The markets are still in the throes of altitude sickness. The reality is that the debate about the discomfort generated by the valuation of a large part of the assets has never left the market and is gaining momentum as soon as there is room for it. The discomfort is most intense when it comes to technology valuations and despite the Nasdaq rally on Friday, this fits with the latest Bank of America/EPFR Global fund flows data. In the week to last Wednesday, globally, money funds garnered $16.3mm which added to the $68mm inflows they received in the preceding week, contrasting with weekly outflows of $1.6mm in tech funds. The latter delivered their worst performance since December 2018.
That said, it is worth recognising that investors are not really turning their backs on stocks, but rather are reconfiguring their positions as equity funds took in $14.7 billion thanks to the attractiveness of banks and the materials sector. Then, the altitude sickness is causing investors to become even more selective in terms of their portfolio holdings, giving more weight to cyclicals while not losing sight of the recurring issue of inflation. (…)

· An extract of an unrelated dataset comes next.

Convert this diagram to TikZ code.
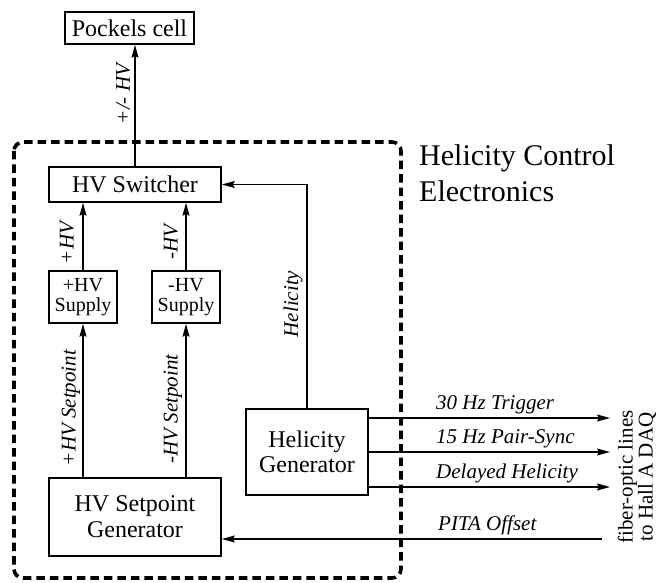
\documentclass[tikz,border=0pt]{standalone}
\usepackage{fontspec}
\setmainfont{Liberation Serif}
\usetikzlibrary{arrows.meta}
\begin{document}
\begin{tikzpicture}[x=1pt,y=-1pt,
  boxnode/.style={draw,line width=1.6pt,minimum width=#1,inner sep=0pt,align=center,
    font=\fontsize{24}{26}\selectfont},
  conn/.style={line width=1.4pt,-{Stealth[length=13pt,width=7pt,inset=2pt]}},
  plainline/.style={line width=1.4pt},
  lab/.style={inner sep=0pt,font=\fontsize{21}{21}\selectfont\itshape},
  vlab/.style={lab,rotate=90}]
\useasboundingbox (0,0) rectangle (657,583);
% dashed enclosure
\draw[line width=3.6pt,dash pattern=on 8.5pt off 5pt,rounded corners=9pt] (14,142) rectangle (401,578);
% nodes
\node[boxnode=129pt,minimum height=32pt] (pc) at (129.5,28) {Pockels cell};
\node[boxnode=172pt,minimum height=35pt] (sw) at (135,184.5) {HV Switcher};
\node[boxnode=68pt,minimum height=52pt,font=\fontsize{20}{20}\selectfont] (ps) at (83,297) {+HV\\Supply};
\node[boxnode=68pt,minimum height=52pt,font=\fontsize{20}{20}\selectfont] (ms) at (186,297) {-HV\\Supply};
\node[boxnode=172pt,minimum height=78pt] (sp) at (135,517) {HV Setpoint\\Generator};
\node[boxnode=122pt,minimum height=86pt,font=\fontsize{24}{25}\selectfont] (hg) at (307,452) {Helicity\\Generator};
% title
\node[anchor=base west,inner sep=0pt,font=\fontsize{30}{36}\selectfont,align=left] (title) at (419,166) {Helicity Control};
\node[anchor=base west,inner sep=0pt,font=\fontsize{30}{36}\selectfont] (title2) at (419,202) {Electronics};
% connectors
\draw[conn] (sw.north) -- (sw.north |- pc.south);
\draw[conn] (ps.north) -- (ps.north |- sw.south);
\draw[conn] (ms.north) -- (ms.north |- sw.south);
\draw[conn] (sp.north -| ps.north) -- (ps.south);
\draw[conn] (sp.north -| ms.north) -- (ms.south);
\draw[conn] (hg.north) |- (sw.east);
\coordinate (o1) at (610,418);
\coordinate (o2) at (610,452);
\coordinate (o3) at (610,487);
\coordinate (pita) at (602,539);
\draw[conn] (hg.east |- o1) -- (o1);
\draw[conn] (hg.east |- o2) -- (o2);
\draw[conn] (hg.east |- o3) -- (o3);
\draw[conn] (pita) -- (pita -| sp.east);
% labels
\node[vlab] (l1) at (123,94) {+/- HV};
\node[vlab] (l2) at (67,243) {+HV};
\node[vlab] (l3) at (171,242) {-HV};
\node[vlab] (l4) at (71,408) {+HV Setpoint};
\node[vlab] (l5) at (173,409) {-HV Setpoint};
\node[vlab] (l6) at (293,304) {Helicity};
\node[lab,anchor=base west] (t1) at (436,409) {30 Hz Trigger};
\node[lab,anchor=base west] (t2) at (436,443) {15 Hz Pair-Sync};
\node[lab,anchor=base west] (t3) at (436,478) {Delayed Helicity};
\node[lab,anchor=base west] (t4) at (438,530) {PITA Offset};
\node[rotate=90,inner sep=0pt,align=center,font=\fontsize{21}{20}\selectfont] (fo) at (637,477) {fiber-optic lines\\to Hall A DAQ};
\end{tikzpicture}
\end{document}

In this respect, the president of the New York Fed said that “I just don’t think now is the time to take any action.” In the same vein, Fed Vice Chairman Richard Clarida flaggged in recent article that the extraordinary monetary policy measures in the US would have provided “crucial support to the economy in 2020 and continue to contribute to what is expected to be a solid economic recovery in 2021.”
However, the dominance of the dovish thesis at the Fed is compatible with some balance sheet adjustments, confirming that as of today, Monday 7 June, the Fed will start selling its positions in 16 corporate debt ETFs ($8.6 billion). This is part of its decision to unwind $13.8 billion in ETFs and bonds under the Secondary Market Corporate Credit Facility before end- year. Corporate bond sales’ turn will come after the summer, in both cases proceeding in a “gradual and orderly” manner.